Indeed, targeted initially at the creative guy into the active lifestyle but not defined by it, the brand could be the most exciting story in active wear in recent history, not just because it offers great style and fabrics from the same mills as Nike and Lululemon for under $140, is 100% machine washable and made in the USA; but because it’s setting its sights on becoming the online active brand. Next month, the company will launch a more robust e-commerce site with original, featured content designed to curate taste in the active wear space and ask questions such as what does it mean to be active and why do we flock to the gym instead of the outdoors.

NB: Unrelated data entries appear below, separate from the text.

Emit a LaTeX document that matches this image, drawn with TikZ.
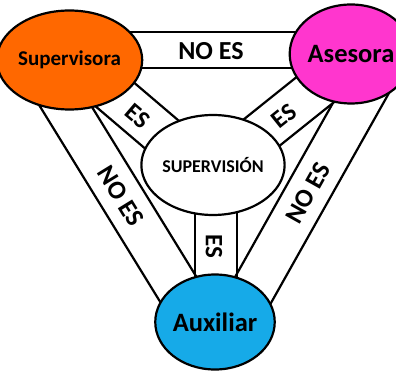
\documentclass[tikz,border=0pt]{standalone}
\usepackage{fontspec}
\setmainfont{Carlito}
\usetikzlibrary{shapes.geometric,calc}
\definecolor{supcol}{RGB}{255,104,0}
\definecolor{asecol}{RGB}{255,54,206}
\definecolor{auxcol}{RGB}{22,170,232}
\tikzset{
  bandline/.style={draw=black, line width=2.2pt},
  bubble/.style={ellipse, draw=black, line width=2.2pt, inner sep=0pt, font=\bfseries},
  lbl/.style={inner sep=0pt, font=\bfseries\fontsize{25}{28}\selectfont}
}
\newcommand\bandpair[3]{%
  \draw[bandline] ($(#1)!#3!90:(#2)$) -- ($(#2)!#3!-90:(#1)$);
  \draw[bandline] ($(#1)!#3!-90:(#2)$) -- ($(#2)!#3!90:(#1)$);}
\begin{document}
\begin{tikzpicture}[x=1pt,y=-1pt]
\useasboundingbox (0,0) rectangle (396,371);
\clip (0,0) rectangle (396,371);
% band end points
\coordinate (tA) at (69.5,50);  \coordinate (tB) at (348,50);
\coordinate (lA) at (71.5,57.6); \coordinate (lB) at (208.4,174.2);
\coordinate (rA) at (351,61);   \coordinate (rB) at (222.4,164);
\coordinate (mA) at (216,165);  \coordinate (mB) at (216,322);
\coordinate (nlA) at (37.8,60.9); \coordinate (nlB) at (199,323);
\coordinate (nrA) at (376.7,70);  \coordinate (nrB) at (247.4,300);
\bandpair{tA}{tB}{18pt}
\bandpair{lA}{lB}{21.5pt}
\bandpair{rA}{rB}{21.5pt}
\bandpair{mA}{mB}{21pt}
\bandpair{nlA}{nlB}{22pt}
\bandpair{nrA}{nrB}{22pt}
% circles
\node[bubble, fill=supcol, minimum width=111pt, minimum height=99pt, font=\bfseries\fontsize{21}{24}\selectfont] (sup) at (69.5,60) {Supervisora};
\node[bubble, fill=asecol, minimum width=112pt, minimum height=99pt, font=\bfseries\fontsize{26.5}{30}\selectfont] (ase) at (351,54) {Asesora};
\node[bubble, fill=auxcol, minimum width=110pt, minimum height=95pt, font=\bfseries\fontsize{26.5}{30}\selectfont] (aux) at (215,322) {Auxiliar};
\node[bubble, fill=white, minimum width=110pt, minimum height=100pt, font=\bfseries\fontsize{18}{22}\selectfont] (svn) at (213,165) {SUPERVISIÓN};
% labels
\node[lbl, font=\bfseries\fontsize{26}{28}\selectfont] (l1) at (211,51) {NO ES};
\node[lbl, rotate=-40.4] (l2) at (138,116) {ES};
\node[lbl, rotate=38.7] (l3) at (284,116) {ES};
\node[lbl, rotate=-90] (l4) at (214,246) {ES};
\node[lbl, rotate=-58.4, font=\bfseries\fontsize{26}{28}\selectfont] (l5) at (121,196) {NO ES};
\node[lbl, rotate=60.7, font=\bfseries\fontsize{26}{28}\selectfont] (l6) at (308,193) {NO ES};
\end{tikzpicture}
\end{document}
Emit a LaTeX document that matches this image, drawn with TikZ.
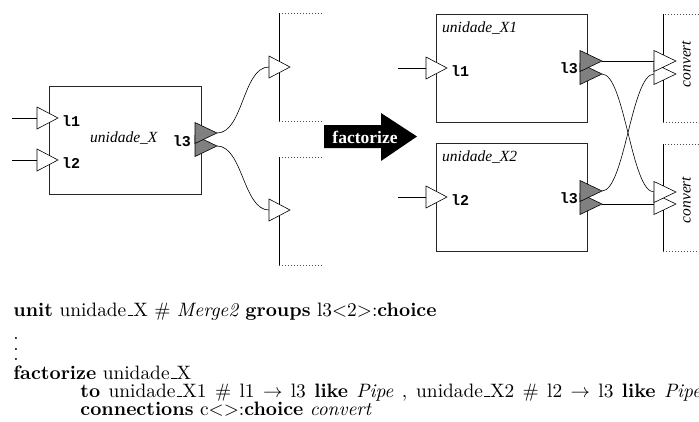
\documentclass[tikz,border=0pt]{standalone}
\usepackage{fontspec}
\newfontfamily\tms{Liberation Serif}
\newfontfamily\crr{Liberation Mono}
\newcommand\cmul{\leavevmode\kern.06em\vbox{\hrule width.3em}}
\begin{document}
\begin{tikzpicture}[x=1pt,y=-1pt,
  box/.style={draw=black!85, line width=0.9pt, inner sep=0pt},
  wire/.style={draw, line width=0.6pt},
  intri/.style={draw, fill=white, line width=0.6pt},
  outtri/.style={draw, fill=black!50, line width=0.6pt},
  dots/.style={draw=black!70, line width=0.7pt, dash pattern=on 0.7pt off 2.3pt},
  lbl/.style={font=\tms\itshape\fontsize{15.5}{16}\selectfont, inner sep=0pt},
  port/.style={font=\crr\bfseries\fontsize{15}{16}\selectfont, inner sep=0pt},
  code/.style={anchor=base west, inner sep=0pt, scale=1.94, font=\normalsize},
  fact/.style={font=\tms\bfseries\fontsize{17.5}{18}\selectfont, text=white, inner sep=0pt}
]
\useasboundingbox (0,0) rectangle (699,421);
\clip (0,0) rectangle (699,421);

% ---------- left unit ----------
\node[box, minimum width=152, minimum height=108] (U) at (125,140) {};
\coordinate (a1) at (12,118);  \coordinate (l1b) at (37,118);
\coordinate (a2) at (12,160);  \coordinate (l2b) at (37,160);
\coordinate (g1) at (195,133); \coordinate (g1t) at (217,133);
\coordinate (g2) at (195,146); \coordinate (g2t) at (217,146);
\coordinate (r1) at (269,67);
\coordinate (r2) at (269,210);

\draw[wire] (a1) -- (l1b);
\draw[wire] (a2) -- (l2b);
\draw[wire] (g1t) to[out=0,in=180,looseness=0.8] (r1);
\draw[wire] (g2t) to[out=0,in=180,looseness=0.8] (r2);

% brackets
\draw[dots] (322,13) -- (279,13);
\draw[wire] (279,13) -- (279,121);
\draw[dots] (279,121) -- (322,121);
\draw[dots] (322,157) -- (279,157);
\draw[wire] (279,157) -- (279,265);
\draw[dots] (279,265) -- (322,265);

\draw[intri] (l1b) ++(0,-11) -- ++(21,11) -- ++(-21,11) -- cycle;
\draw[intri] (l2b) ++(0,-11) -- ++(21,11) -- ++(-21,11) -- cycle;
\draw[outtri] (g2) ++(0,-10.5) -- ++(22,10.5) -- ++(-22,10.5) -- cycle;
\draw[outtri] (g1) ++(0,-10.5) -- ++(22,10.5) -- ++(-22,10.5) -- cycle;
\draw[intri] (r1) ++(0,-11) -- ++(21,11) -- ++(-21,11) -- cycle;
\draw[intri] (r2) ++(0,-11) -- ++(21,11) -- ++(-21,11) -- cycle;

\node[lbl, anchor=base west] (uX) at (90,142) {unidade\_X};
\node[port, anchor=base west] (pl1) at (62,126.5) {l1};
\node[port, anchor=base west] (pl2) at (62,168.5) {l2};
\node[port, anchor=base east] (pl3) at (191,146) {l3};

% ---------- factorize arrow ----------
\fill[black] (324,125) -- (381,125) -- (381,113) -- (417,136.5) -- (381,161) -- (381,148) -- (324,148) -- cycle;
\node[fact, anchor=base] (fz) at (365,143) {factorize};

% ---------- right units ----------
\node[box, minimum width=151, minimum height=108] (X1) at (511.5,68) {};
\node[box, minimum width=151, minimum height=108] (X2) at (511.5,197) {};
\coordinate (c1) at (398,68);  \coordinate (p1b) at (426,68);
\coordinate (c2) at (398,197); \coordinate (p2b) at (426,197);
\coordinate (h1) at (580,61);  \coordinate (h1t) at (602,61);
\coordinate (h2) at (580,74);  \coordinate (h2t) at (602,74);
\coordinate (h3) at (580,191); \coordinate (h3t) at (602,191);
\coordinate (h4) at (580,204); \coordinate (h4t) at (602,204);
\coordinate (v1) at (654,61);  \coordinate (v2) at (654,74);
\coordinate (v3) at (654,192); \coordinate (v4) at (654,204);

\draw[wire] (c1) -- (p1b);
\draw[wire] (c2) -- (p2b);
\draw[wire] (h1t) -- (v1);
\draw[wire] (h4t) -- (v4);
\draw[wire] (h2t) to[out=0,in=180,looseness=0.45] (v3);
\draw[wire] (h3t) to[out=0,in=180,looseness=0.45] (v2);

% convert brackets
\draw[dots] (699,14) -- (663,14);
\draw[wire] (663,14) -- (663,122);
\draw[dots] (663,122) -- (699,122);
\draw[dots] (699,144) -- (663,144);
\draw[wire] (663,144) -- (663,251);
\draw[dots] (663,251) -- (699,251);

\draw[intri] (p1b) ++(0,-11) -- ++(21,11) -- ++(-21,11) -- cycle;
\draw[intri] (p2b) ++(0,-11) -- ++(21,11) -- ++(-21,11) -- cycle;
\draw[outtri] (h2) ++(0,-10.5) -- ++(22,10.5) -- ++(-22,10.5) -- cycle;
\draw[outtri] (h1) ++(0,-10.5) -- ++(22,10.5) -- ++(-22,10.5) -- cycle;
\draw[outtri] (h4) ++(0,-10.5) -- ++(22,10.5) -- ++(-22,10.5) -- cycle;
\draw[outtri] (h3) ++(0,-10.5) -- ++(22,10.5) -- ++(-22,10.5) -- cycle;
\draw[intri] (v2) ++(0,-10.5) -- ++(22,10.5) -- ++(-22,10.5) -- cycle;
\draw[intri] (v1) ++(0,-10.5) -- ++(22,10.5) -- ++(-22,10.5) -- cycle;
\draw[intri] (v4) ++(0,-10.5) -- ++(22,10.5) -- ++(-22,10.5) -- cycle;
\draw[intri] (v3) ++(0,-10.5) -- ++(22,10.5) -- ++(-22,10.5) -- cycle;

\node[lbl, anchor=base west] (uX1) at (442,32) {unidade\_X1};
\node[lbl, anchor=base west] (uX2) at (442,161) {unidade\_X2};
\node[port, anchor=base west] (ql1) at (451,76.5) {l1};
\node[port, anchor=base west] (ql2) at (451,205.5) {l2};
\node[port, anchor=base east] (ql3a) at (578,73) {l3};
\node[port, anchor=base east] (ql3b) at (578,203) {l3};
\node[lbl, anchor=base, rotate=90] (cv1) at (690.5,64) {convert};
\node[lbl, anchor=base, rotate=90] (cv2) at (690.5,200) {convert};

% ---------- code text ----------
\node[code] (t1) at (13,316) {\textbf{unit} unidade\cmul X \# \textit{Merge2} \textbf{groups} l3$<$2$>$:\textbf{choice}};
\node[code] (dd) at (13,360.5) {\vbox{\baselineskip=5.4pt\hbox{.}\hbox{.}\hbox{.}}};
\node[code] (t2) at (13,379) {\textbf{factorize} unidade\cmul X};
\node[code] (t3) at (80,397) {\hbox to 320pt{\textbf{to} unidade\cmul X1 \# l1 $\rightarrow$ l3 \textbf{like} \textit{Pipe} , unidade\cmul X2 \# l2 $\rightarrow$ l3 \textbf{like} \textit{Pipe}}};
\node[code] (t4) at (80,415) {\textbf{connections} c$<$$>$:\textbf{choice} \textit{convert}};
\end{tikzpicture}
\end{document}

In this, what a brand like Arc’teryx Veilance did for the snow sports industry, Outdoor Voices may well be doing for the running community. As McIntyre explains, “We want to change the culture or at least redefine the culture so it doesn’t have to be just Lululemon and the boring brand. I think when people work out they have a certain connotation or expectation that they have to look really pro performance. The really tight synthetics with perforations so contoured to your body, black shorts with lines of color, the super bright shoes—it doesn’t need to be like that. We look at all activities and want to create content that changes how people see being active and progress what it means to be active. Hopefully we can redefine all the other brands too so they start moving towards this and make active more than what it is now.”